= Exercise directions =
Locate the string "matplotlib" in the listing below. Copy every line where it is found.

= Data entries =
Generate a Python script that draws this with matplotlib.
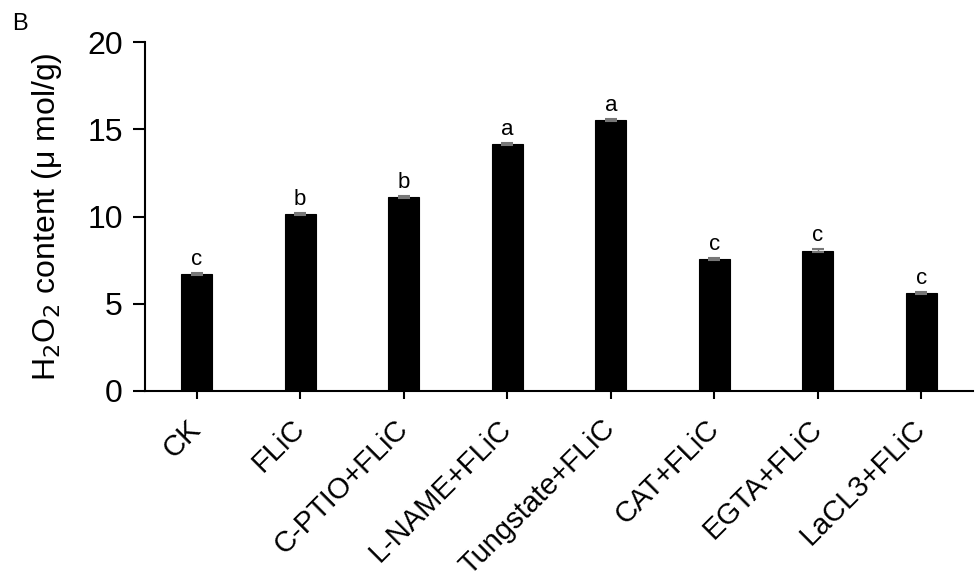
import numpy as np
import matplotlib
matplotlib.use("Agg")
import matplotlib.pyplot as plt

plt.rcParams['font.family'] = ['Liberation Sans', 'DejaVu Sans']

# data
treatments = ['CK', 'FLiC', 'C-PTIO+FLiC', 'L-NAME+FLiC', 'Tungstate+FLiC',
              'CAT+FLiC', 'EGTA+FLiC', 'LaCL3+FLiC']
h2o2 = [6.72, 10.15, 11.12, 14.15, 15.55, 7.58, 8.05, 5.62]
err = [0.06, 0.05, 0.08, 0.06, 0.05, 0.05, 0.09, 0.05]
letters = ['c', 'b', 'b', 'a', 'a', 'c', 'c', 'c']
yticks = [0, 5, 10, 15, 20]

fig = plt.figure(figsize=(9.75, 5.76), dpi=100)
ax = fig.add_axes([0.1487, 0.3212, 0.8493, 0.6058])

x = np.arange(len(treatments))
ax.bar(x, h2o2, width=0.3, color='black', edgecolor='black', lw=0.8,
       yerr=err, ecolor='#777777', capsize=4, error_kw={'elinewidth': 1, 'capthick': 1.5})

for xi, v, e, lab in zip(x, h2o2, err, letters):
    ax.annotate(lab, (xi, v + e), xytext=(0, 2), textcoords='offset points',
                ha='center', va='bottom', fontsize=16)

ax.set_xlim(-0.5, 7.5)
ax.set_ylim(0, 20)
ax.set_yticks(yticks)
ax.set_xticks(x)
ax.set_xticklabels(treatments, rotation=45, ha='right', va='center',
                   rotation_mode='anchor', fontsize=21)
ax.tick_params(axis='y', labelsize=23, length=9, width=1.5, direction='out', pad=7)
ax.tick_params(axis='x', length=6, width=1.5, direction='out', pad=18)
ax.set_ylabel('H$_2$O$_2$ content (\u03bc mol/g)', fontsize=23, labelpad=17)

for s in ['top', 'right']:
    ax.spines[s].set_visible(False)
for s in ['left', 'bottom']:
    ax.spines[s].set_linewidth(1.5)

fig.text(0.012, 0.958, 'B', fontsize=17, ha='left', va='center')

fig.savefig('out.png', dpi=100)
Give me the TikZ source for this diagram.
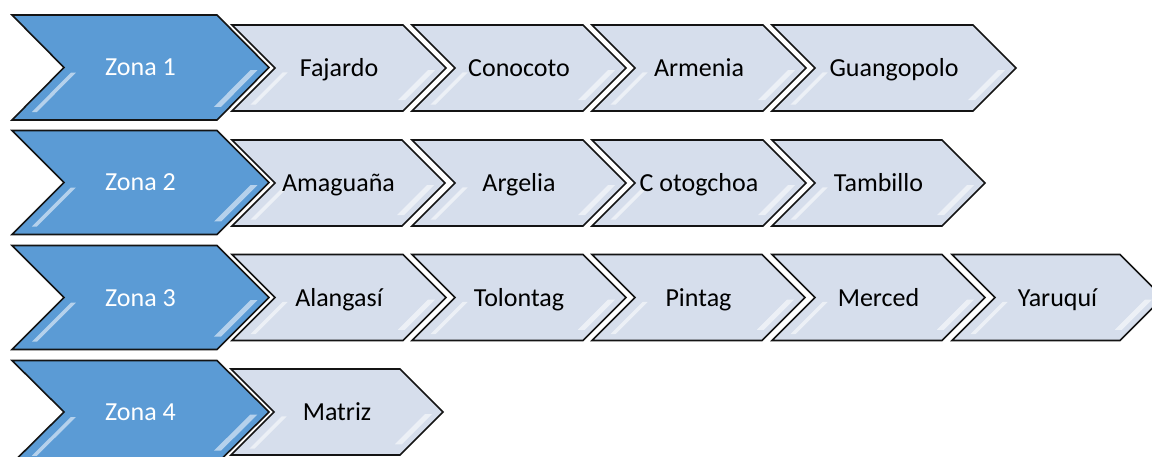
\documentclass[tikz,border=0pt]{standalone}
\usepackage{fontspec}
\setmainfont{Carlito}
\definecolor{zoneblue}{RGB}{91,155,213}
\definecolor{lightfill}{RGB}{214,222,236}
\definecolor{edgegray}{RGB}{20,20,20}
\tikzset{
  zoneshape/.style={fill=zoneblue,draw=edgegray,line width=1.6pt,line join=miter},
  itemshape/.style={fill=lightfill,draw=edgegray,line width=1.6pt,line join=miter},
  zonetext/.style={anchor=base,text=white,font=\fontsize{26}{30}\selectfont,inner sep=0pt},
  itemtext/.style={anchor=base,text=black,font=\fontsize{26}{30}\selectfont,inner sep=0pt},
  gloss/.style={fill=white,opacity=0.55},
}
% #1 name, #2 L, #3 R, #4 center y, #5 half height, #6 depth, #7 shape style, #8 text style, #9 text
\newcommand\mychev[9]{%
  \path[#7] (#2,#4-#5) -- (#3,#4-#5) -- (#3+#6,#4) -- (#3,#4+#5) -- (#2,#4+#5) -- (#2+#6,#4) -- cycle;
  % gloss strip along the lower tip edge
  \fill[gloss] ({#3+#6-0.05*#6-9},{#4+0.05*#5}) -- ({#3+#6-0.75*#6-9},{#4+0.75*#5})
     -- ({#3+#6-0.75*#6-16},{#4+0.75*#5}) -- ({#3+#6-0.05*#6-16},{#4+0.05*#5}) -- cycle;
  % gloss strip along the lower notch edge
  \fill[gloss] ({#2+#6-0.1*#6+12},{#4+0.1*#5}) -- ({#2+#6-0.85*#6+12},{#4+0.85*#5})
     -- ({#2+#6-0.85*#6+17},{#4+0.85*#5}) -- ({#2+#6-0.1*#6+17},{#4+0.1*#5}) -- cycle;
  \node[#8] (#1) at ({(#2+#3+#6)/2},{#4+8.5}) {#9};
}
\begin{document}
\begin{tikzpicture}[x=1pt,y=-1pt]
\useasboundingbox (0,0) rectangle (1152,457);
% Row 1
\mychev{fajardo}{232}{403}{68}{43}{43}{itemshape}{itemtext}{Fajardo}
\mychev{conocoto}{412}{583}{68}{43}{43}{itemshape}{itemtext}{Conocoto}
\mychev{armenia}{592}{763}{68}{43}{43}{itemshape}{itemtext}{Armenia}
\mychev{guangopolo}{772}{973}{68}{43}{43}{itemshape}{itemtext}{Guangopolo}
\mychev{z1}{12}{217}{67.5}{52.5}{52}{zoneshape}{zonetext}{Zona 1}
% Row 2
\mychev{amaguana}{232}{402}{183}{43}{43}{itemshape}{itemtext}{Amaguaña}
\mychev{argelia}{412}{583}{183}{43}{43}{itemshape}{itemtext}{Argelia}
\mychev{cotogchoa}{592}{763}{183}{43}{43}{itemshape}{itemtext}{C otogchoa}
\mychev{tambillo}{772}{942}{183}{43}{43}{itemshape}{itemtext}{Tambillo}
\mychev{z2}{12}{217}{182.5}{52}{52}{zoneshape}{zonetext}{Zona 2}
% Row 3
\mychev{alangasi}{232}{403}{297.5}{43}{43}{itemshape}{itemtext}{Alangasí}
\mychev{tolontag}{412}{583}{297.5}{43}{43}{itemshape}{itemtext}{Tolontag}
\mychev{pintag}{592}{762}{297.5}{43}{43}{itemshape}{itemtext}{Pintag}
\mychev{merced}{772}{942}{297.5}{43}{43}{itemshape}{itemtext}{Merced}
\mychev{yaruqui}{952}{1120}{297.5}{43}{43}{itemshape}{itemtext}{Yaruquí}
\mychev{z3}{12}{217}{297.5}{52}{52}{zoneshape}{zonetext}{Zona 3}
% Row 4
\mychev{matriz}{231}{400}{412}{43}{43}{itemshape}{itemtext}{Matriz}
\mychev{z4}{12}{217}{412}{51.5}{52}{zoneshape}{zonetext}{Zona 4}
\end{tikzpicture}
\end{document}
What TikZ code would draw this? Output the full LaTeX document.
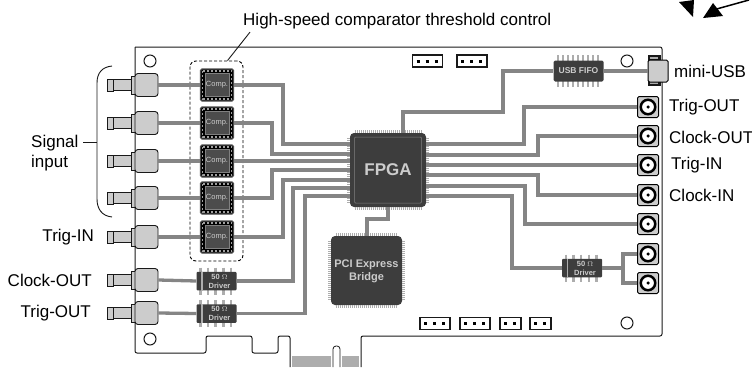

= Solution to this task =
Generate a Python script that draws this with matplotlib.
import matplotlib
matplotlib.use("Agg")
import matplotlib.pyplot as plt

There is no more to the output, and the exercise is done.